* [DIRECTIONS FOR THIS TASK]
Reproduce all the lines exactly as they stand, apart from the pictures.

+ + +

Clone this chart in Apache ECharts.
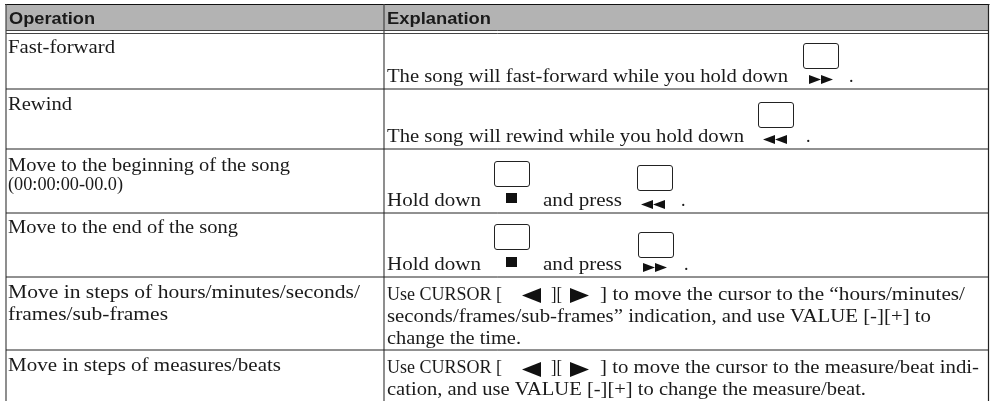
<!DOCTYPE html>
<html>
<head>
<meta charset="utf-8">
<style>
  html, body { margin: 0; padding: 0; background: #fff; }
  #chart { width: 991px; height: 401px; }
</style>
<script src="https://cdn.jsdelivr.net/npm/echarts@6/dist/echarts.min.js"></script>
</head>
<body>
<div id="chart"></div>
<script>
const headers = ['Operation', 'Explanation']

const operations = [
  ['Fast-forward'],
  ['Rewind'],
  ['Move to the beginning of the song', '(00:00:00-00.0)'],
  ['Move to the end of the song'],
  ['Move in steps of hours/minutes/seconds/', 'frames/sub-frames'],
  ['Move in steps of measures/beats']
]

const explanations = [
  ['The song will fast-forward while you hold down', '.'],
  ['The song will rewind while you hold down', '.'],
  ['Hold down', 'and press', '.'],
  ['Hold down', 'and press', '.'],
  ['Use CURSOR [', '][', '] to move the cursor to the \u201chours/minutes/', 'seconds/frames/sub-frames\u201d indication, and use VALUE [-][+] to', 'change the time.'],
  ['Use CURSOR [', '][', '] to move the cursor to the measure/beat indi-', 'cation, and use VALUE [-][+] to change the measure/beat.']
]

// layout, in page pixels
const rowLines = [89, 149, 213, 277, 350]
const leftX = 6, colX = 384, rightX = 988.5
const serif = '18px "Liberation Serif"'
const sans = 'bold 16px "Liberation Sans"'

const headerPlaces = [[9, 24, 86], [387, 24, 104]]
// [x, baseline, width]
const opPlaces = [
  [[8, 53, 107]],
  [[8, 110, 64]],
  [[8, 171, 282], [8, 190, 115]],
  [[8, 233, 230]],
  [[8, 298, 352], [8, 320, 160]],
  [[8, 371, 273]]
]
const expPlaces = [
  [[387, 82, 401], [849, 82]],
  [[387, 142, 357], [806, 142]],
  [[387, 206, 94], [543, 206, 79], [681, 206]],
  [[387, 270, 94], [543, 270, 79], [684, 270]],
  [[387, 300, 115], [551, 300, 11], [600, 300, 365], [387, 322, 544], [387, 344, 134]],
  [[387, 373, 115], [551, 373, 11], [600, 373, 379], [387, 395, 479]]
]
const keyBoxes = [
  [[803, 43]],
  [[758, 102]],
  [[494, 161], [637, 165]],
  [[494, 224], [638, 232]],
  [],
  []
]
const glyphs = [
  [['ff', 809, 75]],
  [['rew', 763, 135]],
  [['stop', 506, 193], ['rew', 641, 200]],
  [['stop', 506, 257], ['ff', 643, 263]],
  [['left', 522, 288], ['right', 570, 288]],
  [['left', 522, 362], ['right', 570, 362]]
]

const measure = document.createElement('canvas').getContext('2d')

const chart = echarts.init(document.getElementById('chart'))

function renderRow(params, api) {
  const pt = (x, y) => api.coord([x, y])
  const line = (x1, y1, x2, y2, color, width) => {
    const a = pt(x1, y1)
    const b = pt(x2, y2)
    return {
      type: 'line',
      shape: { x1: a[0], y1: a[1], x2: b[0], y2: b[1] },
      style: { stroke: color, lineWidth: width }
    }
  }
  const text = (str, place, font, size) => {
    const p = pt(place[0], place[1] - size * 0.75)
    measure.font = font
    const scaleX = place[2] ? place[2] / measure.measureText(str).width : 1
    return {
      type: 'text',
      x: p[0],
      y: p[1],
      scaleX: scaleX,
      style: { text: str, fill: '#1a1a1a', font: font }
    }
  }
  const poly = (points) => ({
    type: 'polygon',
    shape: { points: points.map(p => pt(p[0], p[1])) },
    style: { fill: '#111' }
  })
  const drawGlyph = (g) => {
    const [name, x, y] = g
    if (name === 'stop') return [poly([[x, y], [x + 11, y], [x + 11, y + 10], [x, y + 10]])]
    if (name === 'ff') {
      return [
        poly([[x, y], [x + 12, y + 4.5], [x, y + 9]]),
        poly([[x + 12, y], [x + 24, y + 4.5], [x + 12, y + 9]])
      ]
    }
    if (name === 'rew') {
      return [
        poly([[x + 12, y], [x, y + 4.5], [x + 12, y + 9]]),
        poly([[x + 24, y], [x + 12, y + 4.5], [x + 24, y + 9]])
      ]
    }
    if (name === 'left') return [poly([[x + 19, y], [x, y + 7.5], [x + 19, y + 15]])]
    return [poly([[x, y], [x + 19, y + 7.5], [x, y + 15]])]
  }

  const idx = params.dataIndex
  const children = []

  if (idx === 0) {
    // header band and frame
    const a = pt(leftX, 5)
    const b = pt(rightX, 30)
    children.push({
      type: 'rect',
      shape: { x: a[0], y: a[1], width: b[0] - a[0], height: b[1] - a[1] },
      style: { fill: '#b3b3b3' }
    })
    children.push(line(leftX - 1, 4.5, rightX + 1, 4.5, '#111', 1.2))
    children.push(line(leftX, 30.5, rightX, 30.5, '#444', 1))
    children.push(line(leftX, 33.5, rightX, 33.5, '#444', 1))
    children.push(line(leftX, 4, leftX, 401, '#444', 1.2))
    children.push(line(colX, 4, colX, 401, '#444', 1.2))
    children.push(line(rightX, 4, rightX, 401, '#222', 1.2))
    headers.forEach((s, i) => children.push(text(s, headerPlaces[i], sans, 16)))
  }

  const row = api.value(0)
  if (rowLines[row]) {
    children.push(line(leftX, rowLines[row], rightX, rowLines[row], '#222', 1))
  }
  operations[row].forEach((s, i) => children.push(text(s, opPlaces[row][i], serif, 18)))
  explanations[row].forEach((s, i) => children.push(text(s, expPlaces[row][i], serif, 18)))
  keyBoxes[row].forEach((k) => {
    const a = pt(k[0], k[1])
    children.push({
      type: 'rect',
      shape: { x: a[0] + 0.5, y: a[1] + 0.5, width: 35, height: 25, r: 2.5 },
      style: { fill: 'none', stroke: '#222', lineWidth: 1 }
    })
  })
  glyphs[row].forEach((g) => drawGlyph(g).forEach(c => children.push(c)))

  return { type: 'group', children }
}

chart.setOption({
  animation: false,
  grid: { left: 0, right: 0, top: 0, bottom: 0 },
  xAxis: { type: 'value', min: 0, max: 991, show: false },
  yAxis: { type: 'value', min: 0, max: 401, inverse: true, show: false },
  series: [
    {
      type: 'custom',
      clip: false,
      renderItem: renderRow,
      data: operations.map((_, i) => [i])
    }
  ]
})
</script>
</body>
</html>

+ + +

* [ANSWER BELOW]
Clone this chart in Apache ECharts.
<!DOCTYPE html>
<html>
<head>
<meta charset="utf-8">
<style>
  html, body { margin: 0; padding: 0; background: #fff; }
  #chart { width: 991px; height: 401px; }
</style>
<script src="https://cdn.jsdelivr.net/npm/echarts@6/dist/echarts.min.js"></script>
</head>
<body>
<div id="chart"></div>
<script>
const headers = ['Operation', 'Explanation']

const operations = [
  ['Fast-forward'],
  ['Rewind'],
  ['Move to the beginning of the song', '(00:00:00-00.0)'],
  ['Move to the end of the song'],
  ['Move in steps of hours/minutes/seconds/', 'frames/sub-frames'],
  ['Move in steps of measures/beats']
]

const explanations = [
  ['The song will fast-forward while you hold down', '.'],
  ['The song will rewind while you hold down', '.'],
  ['Hold down', 'and press', '.'],
  ['Hold down', 'and press', '.'],
  ['Use CURSOR [', '][', '] to move the cursor to the \u201chours/minutes/', 'seconds/frames/sub-frames\u201d indication, and use VALUE [-][+] to', 'change the time.'],
  ['Use CURSOR [', '][', '] to move the cursor to the measure/beat indi-', 'cation, and use VALUE [-][+] to change the measure/beat.']
]

// layout, in page pixels
const rowLines = [89, 149, 213, 277, 350]
const leftX = 6, colX = 384, rightX = 988.5
const serif = '18px "Liberation Serif"'
const sans = 'bold 16px "Liberation Sans"'

const headerPlaces = [[9, 24, 86], [387, 24, 104]]
// [x, baseline, width]
const opPlaces = [
  [[8, 53, 107]],
  [[8, 110, 64]],
  [[8, 171, 282], [8, 190, 115]],
  [[8, 233, 230]],
  [[8, 298, 352], [8, 320, 160]],
  [[8, 371, 273]]
]
const expPlaces = [
  [[387, 82, 401], [849, 82]],
  [[387, 142, 357], [806, 142]],
  [[387, 206, 94], [543, 206, 79], [681, 206]],
  [[387, 270, 94], [543, 270, 79], [684, 270]],
  [[387, 300, 115], [551, 300, 11], [600, 300, 365], [387, 322, 544], [387, 344, 134]],
  [[387, 373, 115], [551, 373, 11], [600, 373, 379], [387, 395, 479]]
]
const keyBoxes = [
  [[803, 43]],
  [[758, 102]],
  [[494, 161], [637, 165]],
  [[494, 224], [638, 232]],
  [],
  []
]
const glyphs = [
  [['ff', 809, 75]],
  [['rew', 763, 135]],
  [['stop', 506, 193], ['rew', 641, 200]],
  [['stop', 506, 257], ['ff', 643, 263]],
  [['left', 522, 288], ['right', 570, 288]],
  [['left', 522, 362], ['right', 570, 362]]
]

const measure = document.createElement('canvas').getContext('2d')

const chart = echarts.init(document.getElementById('chart'))

function renderRow(params, api) {
  const pt = (x, y) => api.coord([x, y])
  const line = (x1, y1, x2, y2, color, width) => {
    const a = pt(x1, y1)
    const b = pt(x2, y2)
    return {
      type: 'line',
      shape: { x1: a[0], y1: a[1], x2: b[0], y2: b[1] },
      style: { stroke: color, lineWidth: width }
    }
  }
  const text = (str, place, font, size) => {
    const p = pt(place[0], place[1] - size * 0.75)
    measure.font = font
    const scaleX = place[2] ? place[2] / measure.measureText(str).width : 1
    return {
      type: 'text',
      x: p[0],
      y: p[1],
      scaleX: scaleX,
      style: { text: str, fill: '#1a1a1a', font: font }
    }
  }
  const poly = (points) => ({
    type: 'polygon',
    shape: { points: points.map(p => pt(p[0], p[1])) },
    style: { fill: '#111' }
  })
  const drawGlyph = (g) => {
    const [name, x, y] = g
    if (name === 'stop') return [poly([[x, y], [x + 11, y], [x + 11, y + 10], [x, y + 10]])]
    if (name === 'ff') {
      return [
        poly([[x, y], [x + 12, y + 4.5], [x, y + 9]]),
        poly([[x + 12, y], [x + 24, y + 4.5], [x + 12, y + 9]])
      ]
    }
    if (name === 'rew') {
      return [
        poly([[x + 12, y], [x, y + 4.5], [x + 12, y + 9]]),
        poly([[x + 24, y], [x + 12, y + 4.5], [x + 24, y + 9]])
      ]
    }
    if (name === 'left') return [poly([[x + 19, y], [x, y + 7.5], [x + 19, y + 15]])]
    return [poly([[x, y], [x + 19, y + 7.5], [x, y + 15]])]
  }

  const idx = params.dataIndex
  const children = []

  if (idx === 0) {
    // header band and frame
    const a = pt(leftX, 5)
    const b = pt(rightX, 30)
    children.push({
      type: 'rect',
      shape: { x: a[0], y: a[1], width: b[0] - a[0], height: b[1] - a[1] },
      style: { fill: '#b3b3b3' }
    })
    children.push(line(leftX - 1, 4.5, rightX + 1, 4.5, '#111', 1.2))
    children.push(line(leftX, 30.5, rightX, 30.5, '#444', 1))
    children.push(line(leftX, 33.5, rightX, 33.5, '#444', 1))
    children.push(line(leftX, 4, leftX, 401, '#444', 1.2))
    children.push(line(colX, 4, colX, 401, '#444', 1.2))
    children.push(line(rightX, 4, rightX, 401, '#222', 1.2))
    headers.forEach((s, i) => children.push(text(s, headerPlaces[i], sans, 16)))
  }

  const row = api.value(0)
  if (rowLines[row]) {
    children.push(line(leftX, rowLines[row], rightX, rowLines[row], '#222', 1))
  }
  operations[row].forEach((s, i) => children.push(text(s, opPlaces[row][i], serif, 18)))
  explanations[row].forEach((s, i) => children.push(text(s, expPlaces[row][i], serif, 18)))
  keyBoxes[row].forEach((k) => {
    const a = pt(k[0], k[1])
    children.push({
      type: 'rect',
      shape: { x: a[0] + 0.5, y: a[1] + 0.5, width: 35, height: 25, r: 2.5 },
      style: { fill: 'none', stroke: '#222', lineWidth: 1 }
    })
  })
  glyphs[row].forEach((g) => drawGlyph(g).forEach(c => children.push(c)))

  return { type: 'group', children }
}

chart.setOption({
  animation: false,
  grid: { left: 0, right: 0, top: 0, bottom: 0 },
  xAxis: { type: 'value', min: 0, max: 991, show: false },
  yAxis: { type: 'value', min: 0, max: 401, inverse: true, show: false },
  series: [
    {
      type: 'custom',
      clip: false,
      renderItem: renderRow,
      data: operations.map((_, i) => [i])
    }
  ]
})
</script>
</body>
</html>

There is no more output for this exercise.